Individual geomembrane panels are delivered in large rolls and must be joined on-site. This is typically done through thermal fusion welding (hot wedge or extrusion welding), where the panel edges are melted and fused under pressure. This creates a continuous, molecularly bonded seam that is often as strong as the parent material itself. Rigorous quality control, including non-destructive and destructive seam testing, is essential to verify that the entire liner system is a single, leak-free barrier.

How does geogrid reinforce soil and improve slope or road stability?

Is your project built on weak soil or a steep slope? Without proper reinforcement, you risk structural failure from settlement, erosion, or slippage, leading to dangerous and expensive repairs.

A geogrid reinforces soil by interlocking with aggregate or soil particles through its apertures.

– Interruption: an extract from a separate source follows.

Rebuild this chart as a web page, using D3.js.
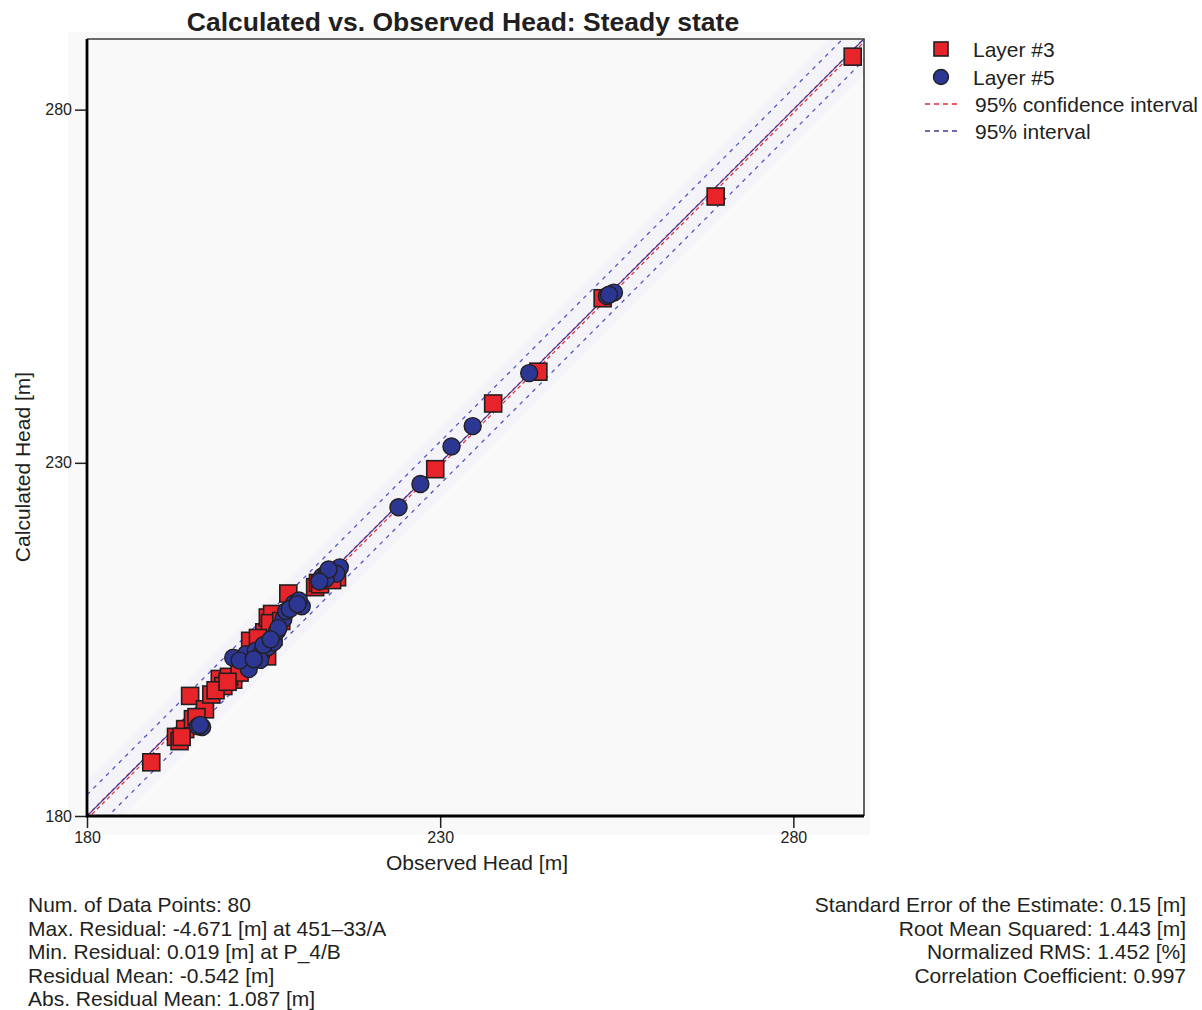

When a load is applied, the grid's high-tensile ribs transfer stress across a wider area, confining the soil and significantly increasing its shear strength and load-bearing capacity.

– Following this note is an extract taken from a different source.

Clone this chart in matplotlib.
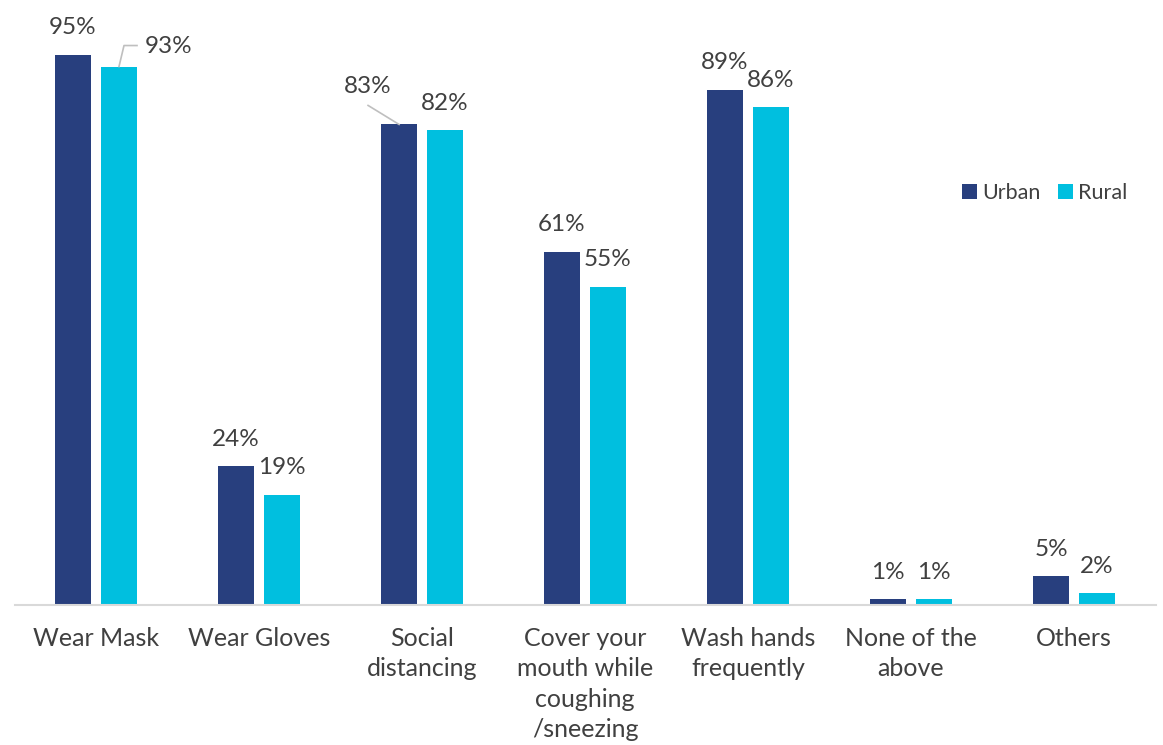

Diagram showing geogrid installed in layers to reinforce a roadway base

A geogrid improves soil stability through two primary mechanisms: confinement and tensioned membrane effect. Think of it as adding a high-strength skeleton into the soil mass.

Confinement and Interlocking

When aggregate or soil is compacted over a geogrid, the particles penetrate and lock into the grid's apertures. This confinement prevents the lateral movement of particles under load. This interlocking action creates a composite material—the geogrid-soil matrix—that is much stronger and stiffer than the soil alone. This is especially effective in road base applications, where it reduces rutting and extends the pavement's service life.

Tensioned Membrane Effect

In applications like slope stabilization or retaining walls, the geogrid acts as a tensioned member. As the soil mass tries to move or deform, it puts the geogrid ribs in tension. The grid's high tensile strength resists these forces, holding the soil in place and preventing failure. This allows for the construction of steeper slopes and taller walls than would be possible with unreinforced soil, saving space and material costs.

Can geomembrane and geogrid be used together in the same project?

What if your project demands both leak prevention and structural stability? Overlooking one function for the other can lead to a system that fails either hydraulically or mechanically.

Yes, geomembranes and geogrids are frequently used together in composite systems. A typical application involves placing a geogrid beneath a geomembrane to stabilize weak subgrade soil, providing a stable foundation for the liner and preventing stress-related damage.

Cross-section of a landfill slope showing geogrid for stability and geomembrane for containment

Combining these two geosynthetics allows you to address multiple engineering challenges simultaneously, creating a more robust and reliable system. The key is to leverage each material's primary function to protect and enhance the other.

Common Composite Applications

  • Landfill and Mining Slopes: In a landfill cell or heap leach pad, a geomembrane provides the critical impermeable barrier. A geogrid is installed beneath it to reinforce the slope, preventing sliding or deformation that could tear or over-stress the geomembrane liner.
  • Canals and Reservoirs on Soft Ground: When building a water containment structure on weak or unstable soil, a geogrid stabilizes the foundation, reducing differential settlement. The geomembrane is then installed over this stable base to provide the necessary waterproofing.
  • Reinforced Embankments: For embankments that also need to control seepage, layers of geogrid build structural integrity while a strategically placed geomembrane liner prevents internal erosion or water loss.

By using both, the geogrid protects the geomembrane from mechanical stress, while the geomembrane performs its containment function without being compromised by an unstable foundation.

Conclusion

The choice is simple: use a geomembrane for containment and a geogrid for reinforcement. Knowing this difference is the first step to sourcing the right material for your project's success.